The judgment stems from a complaint by Cardiff resident Ed Bridges, who said police had scanned his face while he was Christmas shopping, and again when he was at a protest.

Bridges argued that South Wales Police (SWP) had breached his right to privacy, as well as equality and data protection laws. But last September, the UK‘s Supreme Court ruled against him, claiming cops had followed the relevant rules and met the requirements of the Human Rights Act.

Bridges appealed the decision, arguing that SWP’s actions were akin to taking fingerprints or DNA without consent. Bridges was supported by human rights group Liberty, which says the case is the world’s first legal challenge to police use of automated facial recognition (AFR).

[Read: Clearview AI can be fun — if you’re dirty, stinking rich]

Today, the Court of Appeal agreed that police had violated his right to privacy, as well as data protection and equality laws.

The judges said that “too much discretion is currently left to individual police officers,” and that SWP had “never sought to satisfy themselves, either directly or by independent verification, that the software program does not have an unacceptable bias on grounds of race or sex.”

Bridges said he was “delighted” with the decision:

This technology is an intrusive and discriminatory mass surveillance tool. For three years now South Wales Police has been using it against hundreds of thousands of us, without our consent and often without our knowledge.

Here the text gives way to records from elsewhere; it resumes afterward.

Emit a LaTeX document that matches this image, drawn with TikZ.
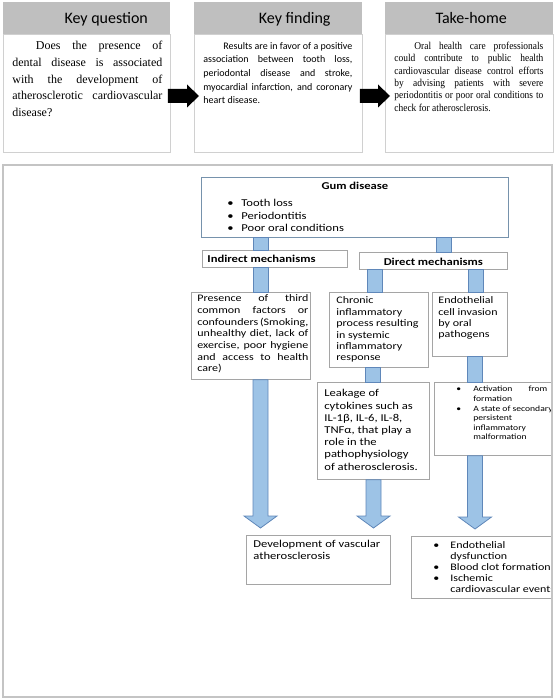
\documentclass[tikz,border=0pt]{standalone}
\usepackage{fontspec}
\setmainfont{Carlito}
\newfontfamily\calw{Carlito}[FakeStretch=1.2]
\newfontfamily\tnr{Liberation Serif}
\newfontfamily\tnrn{Liberation Serif}[FakeStretch=0.9]
\usepackage{tikz}
\usetikzlibrary{calc}
\definecolor{headgray}{RGB}{191,191,191}
\definecolor{panelgray}{RGB}{208,208,208}
\definecolor{boxgray}{RGB}{165,165,165}
\definecolor{gumline}{RGB}{118,146,172}
\definecolor{barblue}{RGB}{157,195,230}
\definecolor{barline}{RGB}{95,135,185}
\definecolor{framegray}{RGB}{196,196,196}
\newcommand{\jl}[1]{\makebox[\linewidth][s]{#1}\\}
\newcommand{\bul}{\makebox[17pt][l]{\textbullet}}
\newcommand{\boxtext}[6]{\parbox[t][#2][t]{#1}{\rule{0pt}{#3}\hspace*{#4}\parbox[t]{#5}{#6}}}

\begin{document}
\begin{tikzpicture}[x=1pt,y=-1pt,
    head/.style={fill=headgray,inner sep=0,anchor=north west,minimum width=168pt,
        text height=21pt,text depth=11pt,font=\fontsize{16}{19}\selectfont},
    pbody/.style={draw=panelgray,line width=0.8pt,fill=white,inner sep=0,anchor=north west},
    box/.style={draw=boxgray,line width=0.8pt,fill=white,inner sep=0,anchor=north west},
    bar/.style={fill=barblue,draw=barline,line width=0.8pt}]
\useasboundingbox (0,0) rectangle (556,700);

\node[head,minimum width=167pt] (qhead) at (3,2) {\hspace*{39pt}Key question};
\node[head] (fhead) at (194,2) {\hspace*{33pt}Key finding};
\node[head] (thead) at (385,2) {\hspace*{4pt}Take-home};

\node[pbody,font=\tnr\fontsize{12}{16.7}\selectfont] (qbody) at (3,34)
    {\boxtext{167pt}{118pt}{15.5pt}{9pt}{150pt}{%
    \jl{\hspace*{23.5pt}Does the presence of}
    \jl{dental disease is associated}
    \jl{with the development of}
    \jl{atherosclerotic cardiovascular}
    disease?}};
\node[pbody,font=\fontsize{10}{13.6}\selectfont] (fbody) at (194,34)
    {\boxtext{168pt}{118pt}{15pt}{9pt}{149pt}{%
    \jl{\hspace*{20pt}Results are in favor of a positive}
    \jl{association between tooth loss,}
    \jl{periodontal disease and stroke,}
    \jl{myocardial infarction, and coronary}
    heart disease.}};
\node[pbody,font=\tnrn\fontsize{10.5}{12.4}\selectfont] (tbody) at (385,34)
    {\boxtext{168pt}{118pt}{15pt}{9pt}{149pt}{%
    \jl{\hspace*{20pt}Oral health care professionals}
    \jl{could contribute to public health}
    \jl{cardiovascular disease control efforts}
    \jl{by advising patients with severe}
    \jl{periodontitis or poor oral conditions to}
    check for atherosclerosis.}};

\foreach \a/\b in {qbody/fbody, fbody/tbody}
    {\fill let \p1=(\a.east), \p2=(\b.west) in
        (\x1-3pt,\y1+4.4pt) -- (\x2-7pt,\y1+4.4pt) -- (\x2-7pt,\y1+8.9pt) -- (\x2+5pt,\y1-2.6pt)
        -- (\x2-7pt,\y1-14.1pt) -- (\x2-7pt,\y1-9.6pt) -- (\x1-3pt,\y1-9.6pt) -- cycle;}

\begin{scope}
\clip (0,160) rectangle (552,700);
\node[box,draw=gumline,font=\calw\fontsize{10.5}{12.8}\selectfont] (gum) at (201,177)
    {\boxtext{307pt}{60pt}{12pt}{0pt}{307pt}{%
    \makebox[\linewidth]{\bfseries Gum disease}\\[4.2pt]
    \hspace*{26pt}\makebox[14pt][l]{\textbullet}Tooth loss\\
    \hspace*{26pt}\makebox[14pt][l]{\textbullet}Periodontitis\\
    \hspace*{26pt}\makebox[14pt][l]{\textbullet}Poor oral conditions}};
\node[box,font=\calw\fontsize{10.5}{12.8}\selectfont] (ind) at (202,250)
    {\boxtext{145pt}{17pt}{12pt}{5pt}{135pt}{\bfseries Indirect mechanisms}};
\node[box,font=\calw\fontsize{10.5}{12.8}\selectfont] (dir) at (359,252)
    {\boxtext{148pt}{17pt}{12.7pt}{0pt}{148pt}{\centering\bfseries Direct mechanisms}};
\node[box,font=\calw\fontsize{10}{11.67}\selectfont] (pres) at (191,292)
    {\boxtext{119pt}{87pt}{9.5pt}{6pt}{111pt}{%
    \jl{Presence of third}
    \jl{common factors or}
    \jl{confounders (Smoking,}
    \jl{unhealthy diet, lack of}
    \jl{exercise, poor hygiene}
    \jl{and access to health}
    care)}};
\node[box,font=\calw\fontsize{10}{11.4}\selectfont] (chron) at (329,292)
    {\boxtext{99pt}{75pt}{11.5pt}{7pt}{90pt}{%
    Chronic\\ inflammatory\\ process resulting\\ in systemic\\ inflammatory\\ response}};
\node[box,font=\calw\fontsize{10}{11.3}\selectfont] (endo) at (432,292)
    {\boxtext{75pt}{64pt}{11.5pt}{6pt}{68pt}{%
    Endothelial\\ cell invasion\\ by oral\\ pathogens}};
\node[box,font=\calw\fontsize{10.5}{12.2}\selectfont] (leak) at (317,382)
    {\boxtext{112pt}{97pt}{14.5pt}{7pt}{103pt}{%
    Leakage of\\ cytokines such as\\ IL-1β, IL-6, IL-8,\\ TNFα, that play a\\
    role in the\\ pathophysiology\\ of atherosclerosis.}};
\node[box,font=\calw\fontsize{8}{9.6}\selectfont] (activ) at (434,382)
    {\boxtext{130pt}{73pt}{9.5pt}{22pt}{108pt}{%
    \bul\makebox[74pt][s]{Activation from}\\
    \hspace*{17pt}formation\\
    \bul A state of secondary\\
    \hspace*{17pt}persistent\\
    \hspace*{17pt}inflammatory\\
    \hspace*{17pt}malformation}};
\node[box,font=\calw\fontsize{10.5}{12}\selectfont] (dev) at (246,535)
    {\boxtext{144pt}{49pt}{12.5pt}{7pt}{130pt}{%
    Development of vascular\\ atherosclerosis}};
\node[box,font=\calw\fontsize{10}{11}\selectfont] (bul) at (411,536)
    {\boxtext{150pt}{62pt}{12.5pt}{22pt}{128pt}{%
    \bul Endothelial\\
    \hspace*{17pt}dysfunction\\
    \bul Blood clot formation\\
    \bul Ischemic\\
    \hspace*{17pt}cardiovascular events}};

\foreach \a/\b/\cx in {gum/ind/260.5, ind/pres/260.5, gum/dir/444, dir/chron/374.5,
        dir/endo/475.5, chron/leak/372.5, endo/activ/475}
    {\draw[bar] ({\cx-7.5},0 |- \a.south) rectangle ({\cx+7.5},0 |- \b.north);}

\foreach \a/\b/\cx in {pres/dev/260.5, leak/dev/373.5, activ/bul/475}
    {\draw[bar] let \p1=(\a.south), \p2=(\b.north) in
        ({\cx-7.5},\y1) -- ({\cx+7.5},\y1) -- ({\cx+7.5},\y2+19pt) -- ({\cx+16.5},\y2+19pt)
        -- (\cx,\y2+7pt) -- ({\cx-16.5},\y2+19pt) -- ({\cx-7.5},\y2+19pt) -- cycle;}
\end{scope}

\draw[framegray,line width=1.2pt] (3,165) rectangle (552,697);
\end{tikzpicture}
\end{document}
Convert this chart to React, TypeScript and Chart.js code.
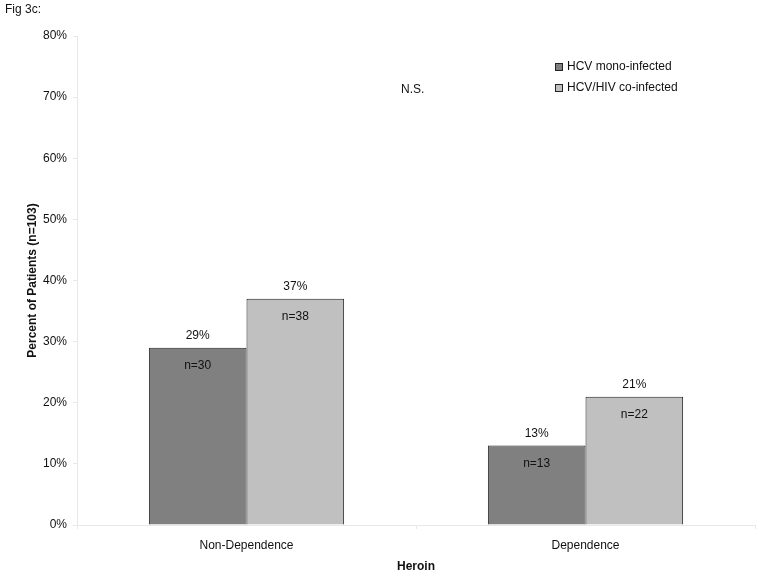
import React, { useEffect, useRef } from "react";
import { Chart, registerables } from "chart.js";

Chart.register(...registerables);

const categories = ["Non-Dependence", "Dependence"];
const seriesNames = ["HCV mono-infected", "HCV/HIV co-infected"];
const monoValues = [29, 13];
const coValues = [37, 21];
const monoCounts = ["n=30", "n=13"];
const coCounts = ["n=38", "n=22"];
const yTicks = [0, 10, 20, 30, 40, 50, 60, 70, 80];
const figLabel = "Fig 3c:";
const noteText = "N.S.";

const FONT = "'Liberation Sans', Arial, sans-serif";
const colors = ["#808080", "#c0c0c0"];
const counts = [monoCounts, coCounts];

const annotPlugin = {
  id: "annot",
  afterDatasetsDraw(chart: any) {
    const ctx = chart.ctx;
    ctx.save();
    ctx.font = `12px ${FONT}`;
    ctx.fillStyle = "#111";
    ctx.textAlign = "center";
    ctx.textBaseline = "middle";
    chart.data.datasets.forEach((ds: any, di: number) => {
      const meta = chart.getDatasetMeta(di);
      meta.data.forEach((bar: any, i: number) => {
        ctx.fillText(`${ds.data[i]}%`, bar.x, bar.y - 12);
        ctx.fillText(counts[di][i], bar.x, bar.y + 18);
      });
    });
    ctx.textAlign = "left";
    ctx.fillText(figLabel, 5, 10);
    ctx.fillText(noteText, 401, 90);
    seriesNames.forEach((name, i) => {
      const y = 67 + i * 21;
      ctx.fillStyle = colors[i];
      ctx.fillRect(555, y - 4, 8, 8);
      ctx.strokeStyle = "#222";
      ctx.lineWidth = 1;
      ctx.strokeRect(555.5, y - 3.5, 7, 7);
      ctx.fillStyle = "#111";
      ctx.fillText(name, 567, y);
    });
    ctx.restore();
  },
};

export default function App() {
  const ref = useRef<HTMLCanvasElement>(null);
  useEffect(() => {
    document.body.style.margin = "0";
    const chart = new Chart(ref.current!, {
      type: "bar",
      data: {
        labels: categories,
        datasets: [
          {
            label: seriesNames[0],
            data: monoValues,
            backgroundColor: colors[0],
            borderColor: "#222",
            borderWidth: 1,
            categoryPercentage: 0.576,
            barPercentage: 1.0,
          },
          {
            label: seriesNames[1],
            data: coValues,
            backgroundColor: colors[1],
            borderColor: "#222",
            borderWidth: 1,
            categoryPercentage: 0.576,
            barPercentage: 1.0,
          },
        ],
      },
      options: {
        animation: false,
        responsive: false,
        layout: { padding: { top: 36, right: 6, left: 0, bottom: 0 } },
        plugins: {
          legend: { display: false },
          tooltip: { enabled: false },
        },
        scales: {
          x: {
            grid: {
              display: true,
              offset: true,
              drawOnChartArea: false,
              drawTicks: true,
              tickLength: 4,
              color: "#e8e8e8",
            },
            border: { color: "#e8e8e8", width: 1 },
            ticks: {
              color: "#111",
              font: { family: FONT, size: 12 },
              padding: 9,
            },
            title: {
              display: true,
              text: "Heroin",
              color: "#111",
              font: { family: FONT, size: 12, weight: "bold" },
              padding: { top: 7, bottom: 0 },
            },
            afterFit(scale: any) {
              scale.height = 49;
            },
          },
          y: {
            min: 0,
            max: 80,
            afterBuildTicks(scale: any) {
              scale.ticks = yTicks.map((v) => ({ value: v }));
            },
            grid: {
              display: true,
              drawOnChartArea: false,
              drawTicks: true,
              tickLength: 4,
              color: "#e8e8e8",
            },
            border: { color: "#e8e8e8", width: 1 },
            ticks: {
              color: "#111",
              font: { family: FONT, size: 12 },
              padding: 6,
              callback: (v: any) => `${v}%`,
            },
            title: {
              display: true,
              text: "Percent of Patients (n=103)",
              color: "#111",
              font: { family: FONT, size: 12, weight: "bold" },
              padding: { top: 25, bottom: 0 },
            },
            afterFit(scale: any) {
              scale.width = 77;
            },
          },
        },
      },
      plugins: [annotPlugin],
    });
    return () => chart.destroy();
  }, []);
  return <canvas ref={ref} width={761} height={574} style={{ display: "block" }} />;
}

We should all be able to use our public spaces without being subjected to oppressive surveillance.

Future implications for facial recognition

The judges called for changes to the framework that regulates AFR. These could involve amendments to local policy documents, such as those operated by South Wales Police, or to the national Surveillance Camera Code of Practice.

However, they didn’t rule that primary legislation — the main laws passed in the UK — were required to regulate AFR in the same way as DNA or fingerprints.

“Instead, the Court has identified the relatively modest changes to the policy framework that are needed in order that live AFR can continue to be used,” said Anne Studd, a senior lawyer at 5 Essex Court who specializes in police law.

“It is noteworthy that this case arose in the course of a pilot of the system by South Wales Police – as part of that trial, through a co-operative and consensual process by which the issues were brought before the Court, the police service has been able to obtain a very helpful decision that maps the way ahead.”

South Wales Police and London’s Metropolitan Police were reportedly the only forces in the UK using AFR. Liberty is now calling for them to stop using the tech entirely.